We need help to do the right thing or else bin guilt, like landfill, will not go away.

Bruce

Bruce

So your solution to bin guilt (sort of like transgender choices and anxiety) is to have a purple bin?

In support of GLT/whatever I suggest a spectrum of bins in all rainbow colours.

Naturally there would be a choice of what goes in to any particular bin because it is our right to choose.

Meanwhile, back in the real world, I throw what I like into any bin, employ private contractors to dispose of it and ignore dopey council regulations dreamed up by raging lefty greens.  Imagine the waste of washing garbage, then having it transported in large diesel trucks, sorted, shipped to who knows where and try to cost justify that nonsense!

Charles

Charles

@Bruce  God, man, she’s only talking about washing a few glass and plastic items which have unused whatever in them!
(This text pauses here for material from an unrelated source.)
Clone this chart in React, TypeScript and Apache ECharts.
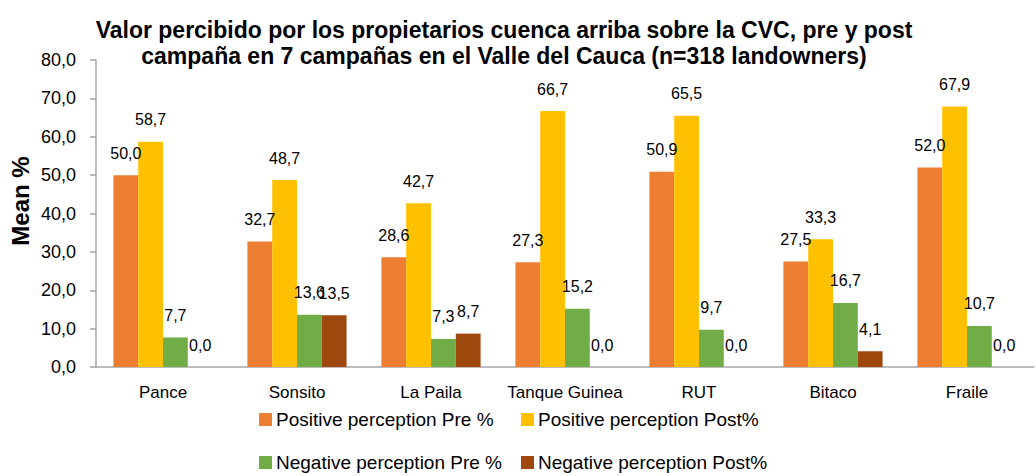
import React, { useEffect, useRef } from "react";
import * as echarts from "echarts";

const categories = ["Pance", "Sonsito", "La Paila", "Tanque Guinea", "RUT", "Bitaco", "Fraile"];
const seriesNames = [
  "Positive perception Pre %",
  "Positive perception Post%",
  "Negative perception Pre %",
  "Negative perception Post%",
];
const positivePre = [50.0, 32.7, 28.6, 27.3, 50.9, 27.5, 52.0];
const positivePost = [58.7, 48.7, 42.7, 66.7, 65.5, 33.3, 67.9];
const negativePre = [7.7, 13.6, 7.3, 15.2, 9.7, 16.7, 10.7];
const negativePost = [0.0, 13.5, 8.7, 0.0, 0.0, 4.1, 0.0];
const colors = ["#ED7D31", "#FFC000", "#70AD47", "#9E480E"];

const FONT = "'Liberation Sans', Arial, sans-serif";
const fmt = (v: number) => v.toFixed(1).replace(".", ",");

export default function App() {
  const ref = useRef<HTMLDivElement>(null);
  useEffect(() => {
    if (!ref.current) return;
    const chart = echarts.init(ref.current, undefined, { renderer: "svg" });
    const data = [positivePre, positivePost, negativePre, negativePost];
    const legendPos = [
      { left: 259, top: 410 },
      { left: 521, top: 410 },
      { left: 259, top: 453 },
      { left: 521, top: 453 },
    ];
    chart.setOption({
      animation: false,
      textStyle: { fontFamily: FONT },
      title: {
        text: "Valor percibido por los propietarios cuenca arriba sobre la CVC, pre y post\ncampaña en 7 campañas en el Valle del Cauca (n=318 landowners)",
        left: 504,
        top: 17,
        textAlign: "center",
        padding: 0,
        textStyle: { fontSize: 23, fontWeight: "bold", lineHeight: 26, color: "#000", fontFamily: FONT },
      },
      graphic: [
        {
          type: "text",
          x: 20,
          y: 201,
          rotation: Math.PI / 2,
          style: {
            text: "Mean %",
            fill: "#000",
            fontSize: 24,
            fontWeight: "bold",
            fontFamily: FONT,
            align: "center",
            verticalAlign: "middle",
          },
        },
      ],
      legend: legendPos.map((p, i) => ({
        left: p.left,
        top: p.top,
        padding: 0,
        itemWidth: 13,
        itemHeight: 13,
        itemGap: 6,
        icon: "rect",
        data: [seriesNames[i]],
        textStyle: { fontSize: 19, color: "#000", fontFamily: FONT, padding: [0, 0, 0, -1] },
      })),
      grid: { left: 96, right: 2, top: 60, bottom: 109 },
      xAxis: {
        type: "category",
        data: categories,
        axisLine: { lineStyle: { color: "#A6A6A6", width: 1.5 } },
        axisTick: { length: 6, lineStyle: { color: "#A6A6A6", width: 1.5 } },
        axisLabel: { interval: 0, fontSize: 17, color: "#000", margin: 17, fontFamily: FONT },
      },
      yAxis: {
        type: "value",
        min: 0,
        max: 80,
        interval: 10,
        axisLine: { show: true, lineStyle: { color: "#A6A6A6", width: 1.5 } },
        axisTick: { show: true, length: 6, lineStyle: { color: "#A6A6A6", width: 1.5 } },
        splitLine: { show: false },
        axisLabel: { fontSize: 18, color: "#000", margin: 20, formatter: (v: number) => fmt(v), fontFamily: FONT },
      },
      series: seriesNames.map((name, i) => ({
        name,
        type: "bar",
        data: data[i],
        barGap: "0%",
        barCategoryGap: "26%",
        itemStyle: { color: colors[i] },
        label: {
          show: true,
          position: "top",
          distance: 14,
          fontSize: 16,
          color: "#000",
          fontFamily: FONT,
          formatter: (p: any) => fmt(p.value),
        },
      })),
    });
    return () => chart.dispose();
  }, []);
  return <div ref={ref} style={{ width: 1036, height: 476, position: "absolute", left: 0, top: 0 }} />;
}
I do the same. So what? Some people here obviously couldn’t give a rats about re-using the materials like plastic, glass, and metals, particularly plastic, which are used to store all those consumer goodies. Just incinerate the whole lot to generate power for all those electronic devices! You can never have enough power, can you? Frankly, I’m a fastidious recycler because I remember a time, only a few decades ago, when our world didn’t have all this stuff, And, you know what, I detest The Greens, even though some of their beliefs and mine might coincide. Why I even try to ensure those small, square, tags used to seal plastic bread bags get another life as plastic whatever. Reincarnation, that’s it!

I reckon some here could do worse than read Milton Friedman’s “I Pencil” available online just to get some idea of all that goes into making humble objects like pencils, bread bag tags, and their like. It’s really quite short and, apart from being a magnificent explication of capitalism, might spark some respect, as it did in me, for all the stuff in our modern lives we would have no hope of making if we were living alone on a desert island.

Bernard

Bernard

Stone me…Ruth washes the garbage? That is insane. We need less recycling, not more. Garbage should be incinerated and electricity produced as useful by-product.